Detection of plagiarism can be either manual or software-assisted. Manual detection requires substantial effort and excellent memory, and is impractical in cases where too many documents must be compared, or original documents are not available for comparison. Software-assisted detection allows vast collections of documents to be compared to each other, making successful detection much more likely.
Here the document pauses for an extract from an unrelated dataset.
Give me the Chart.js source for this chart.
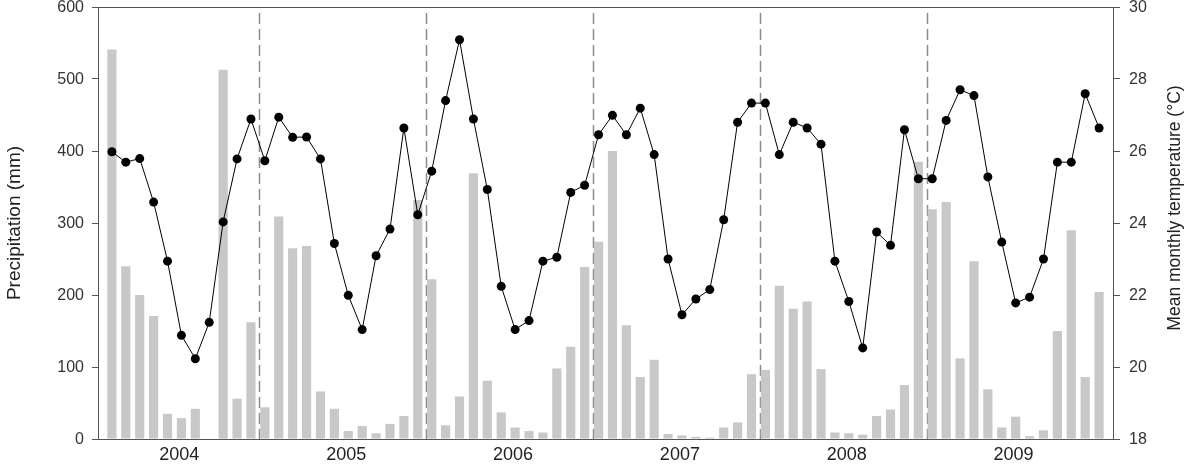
<!DOCTYPE html>
<html>
<head>
<meta charset="utf-8">
<script src="https://cdn.jsdelivr.net/npm/chart.js@4/dist/chart.umd.min.js"></script>
<style>
  body { margin: 0; background: #fff; }
  canvas { display: block; }
</style>
</head>
<body>
<canvas id="chart" width="1197" height="469"></canvas>
<script>
// monthly precipitation (mm), Jan 2004 .. Dec 2009
const precipitation = [
  541, 240, 200, 171, 35, 29, 42, 0, 513, 56, 162, 44,
  309, 265, 268, 66, 42, 11, 18, 8, 21, 32, 332, 222,
  19, 59, 369, 81, 37, 16, 11, 9, 98, 128, 239, 274,
  400, 158, 86, 110, 7, 5, 3, 2, 16, 23, 90, 96,
  213, 181, 191, 97, 9, 8, 6, 32, 41, 75, 385, 319,
  329, 112, 247, 69, 16, 31, 4, 12, 150, 290, 86, 204
];
// mean monthly temperature (°C)
const temperature = [
  25.98, 25.69, 25.79, 24.58, 22.94, 20.88, 20.23, 21.24, 24.03, 25.78, 26.89, 25.73,
  26.94, 26.38, 26.39, 25.78, 23.43, 21.99, 21.04, 23.09, 23.83, 26.64, 24.23, 25.44,
  27.40, 29.09, 26.89, 24.93, 22.24, 21.04, 21.29, 22.94, 23.05, 24.85, 25.05, 26.45,
  26.99, 26.45, 27.19, 25.90, 23.00, 21.45, 21.89, 22.15, 24.09, 26.80, 27.33, 27.33,
  25.90, 26.80, 26.64, 26.19, 22.94, 21.82, 20.53, 23.75, 23.38, 26.59, 25.23, 25.23,
  26.85, 27.70, 27.54, 25.28, 23.47, 21.78, 21.94, 23.00, 25.69, 25.69, 27.59, 26.64
];
const years = ['2004', '2005', '2006', '2007', '2008', '2009'];
const precipTicks = [0, 100, 200, 300, 400, 500, 600];
const tempTicks = [18, 20, 22, 24, 26, 28, 30];

const monthsPerYear = 12;
const labelShift = 4.85;   // where the year label sits inside its block
const dividerShift = 10.6; // where the dashed divider sits

const yearLabelPos = years.map((y, i) => i * monthsPerYear + labelShift);
const dividers = years.slice(1).map((y, i) => i * monthsPerYear + dividerShift);

const AXIS = '#555';
const FONT = 'Liberation Sans, Arial, sans-serif';

const dividerPlugin = {
  id: 'dividers',
  beforeDatasetsDraw(chart) {
    const {ctx, chartArea, scales} = chart;
    ctx.save();
    ctx.strokeStyle = '#8c8c8c';
    ctx.lineWidth = 1.5;
    ctx.setLineDash([11, 5]);
    dividers.forEach(d => {
      const x = Math.round(scales.x.getPixelForValue(d)) + 0.5;
      ctx.beginPath();
      ctx.moveTo(x, chartArea.top + 6);
      ctx.lineTo(x, chartArea.bottom);
      ctx.stroke();
    });
    ctx.restore();
  }
};

const titlePlugin = {
  id: 'sideTitles',
  afterDraw(chart) {
    const {ctx, chartArea} = chart;
    const mid = (chartArea.top + chartArea.bottom) / 2;
    ctx.save();
    ctx.fillStyle = '#222';
    ctx.textAlign = 'center';
    ctx.textBaseline = 'middle';

    ctx.save();
    ctx.translate(15, mid);
    ctx.rotate(-Math.PI / 2);
    ctx.font = '19px ' + FONT;
    ctx.fillText('Precipitation (mm)', 0, 0);
    ctx.restore();

    ctx.save();
    ctx.translate(1175, mid - 15);
    ctx.rotate(-Math.PI / 2);
    ctx.font = '17.5px ' + FONT;
    ctx.fillText('Mean monthly temperature (°C)', 0, 0);
    ctx.restore();

    ctx.restore();
  }
};

function fixY(width) {
  return scale => {
    scale.width = width;
    scale.paddingTop = 0;
    scale.paddingBottom = 0;
  };
}

new Chart(document.getElementById('chart'), {
  type: 'bar',
  data: {
    datasets: [
      {
        type: 'line',
        label: 'Temperature',
        data: temperature.map((v, i) => ({x: i, y: v})),
        yAxisID: 'y1',
        borderColor: '#000',
        borderWidth: 1,
        backgroundColor: '#000',
        pointRadius: 4.5,
        pointBackgroundColor: '#000',
        pointBorderWidth: 0,
        tension: 0,
        order: 0
      },
      {
        type: 'bar',
        label: 'Precipitation',
        data: precipitation.map((v, i) => ({x: i, y: v})),
        yAxisID: 'y',
        backgroundColor: '#c8c8c8',
        borderWidth: 0,
        barPercentage: 0.66,
        categoryPercentage: 1,
        order: 1
      }
    ]
  },
  options: {
    responsive: false,
    animation: false,
    layout: { padding: { top: 7, left: 0, right: 0, bottom: 0 } },
    plugins: {
      legend: { display: false },
      tooltip: { enabled: false }
    },
    scales: {
      x: {
        type: 'linear',
        min: -1,
        max: 72,
        offset: false,
        afterFit(scale) {
          scale.height = 30;
          scale.paddingLeft = 0;
          scale.paddingRight = 0;
        },
        afterBuildTicks(scale) {
          scale.ticks = yearLabelPos.map(v => ({value: v}));
        },
        ticks: {
          autoSkip: false,
          maxRotation: 0,
          padding: 5,
          color: '#222',
          font: { family: FONT, size: 18 },
          callback: (v, idx) => years[idx]
        },
        grid: { display: false, drawTicks: false },
        border: { display: true, color: AXIS, width: 1 }
      },
      y: {
        position: 'left',
        min: 0,
        max: 600,
        afterFit: fixY(98),
        afterBuildTicks(scale) {
          scale.ticks = precipTicks.map(v => ({value: v}));
        },
        ticks: {
          padding: 8,
          labelOffset: 1,
          color: '#333',
          font: { family: FONT, size: 16 }
        },
        grid: {
          drawOnChartArea: true,
          color: c => (c.tick && c.tick.value === 600) ? AXIS : 'rgba(0,0,0,0)',
          tickColor: AXIS,
          tickLength: 6,
          lineWidth: 1
        },
        border: { display: true, color: AXIS, width: 1 }
      },
      y1: {
        position: 'right',
        min: 18,
        max: 30,
        afterFit: fixY(84),
        afterBuildTicks(scale) {
          scale.ticks = tempTicks.map(v => ({value: v}));
        },
        ticks: {
          padding: 9,
          labelOffset: 1,
          color: '#333',
          font: { family: FONT, size: 16 }
        },
        grid: {
          drawOnChartArea: false,
          color: AXIS,
          tickLength: 7
        },
        border: { display: true, color: AXIS, width: 1 }
      }
    }
  },
  plugins: [dividerPlugin, titlePlugin]
});
</script>
</body>
</html>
Software-assisted detection

Computer-assisted plagiarism detection (CaPD) is an Information retrieval (IR) task supported by specialized IR systems, referred to as plagiarism detection systems (PDS).

In text documents

Systems for text-plagiarism detection implement one of two generic detection approaches, one being external, the other being intrinsic.[1] External detection systems compare a suspicious document with a reference collection, which is a set of documents assumed to be genuine.[2] Based on a chosen document model and predefined similarity criteria, the detection task is to retrieve all documents that contain text that is similar to a degree above a chosen threshold to text in the suspicious document.[3] Intrinsic PDS solely analyze the text to be evaluated without performing comparisons to external documents. This approach aims to recognize changes in the unique writing style of an author as an indicator for potential plagiarism.[4] PDS are not capable of reliably identifying plagiarism without human judgment. Similarities are computed with the help of predefined document models and might represent false positives.[5][6][7][8][9]

Approaches

The figure below represents a classification of all detection approaches currently in use for computer-assisted plagiarism detection. The approaches are characterized by the type of similarity assessment they undertake: global or local. Global similarity assessment approaches use the characteristics taken from larger parts of the text or the document as a whole to compute similarity, while local methods only examine pre-selected text segments as input.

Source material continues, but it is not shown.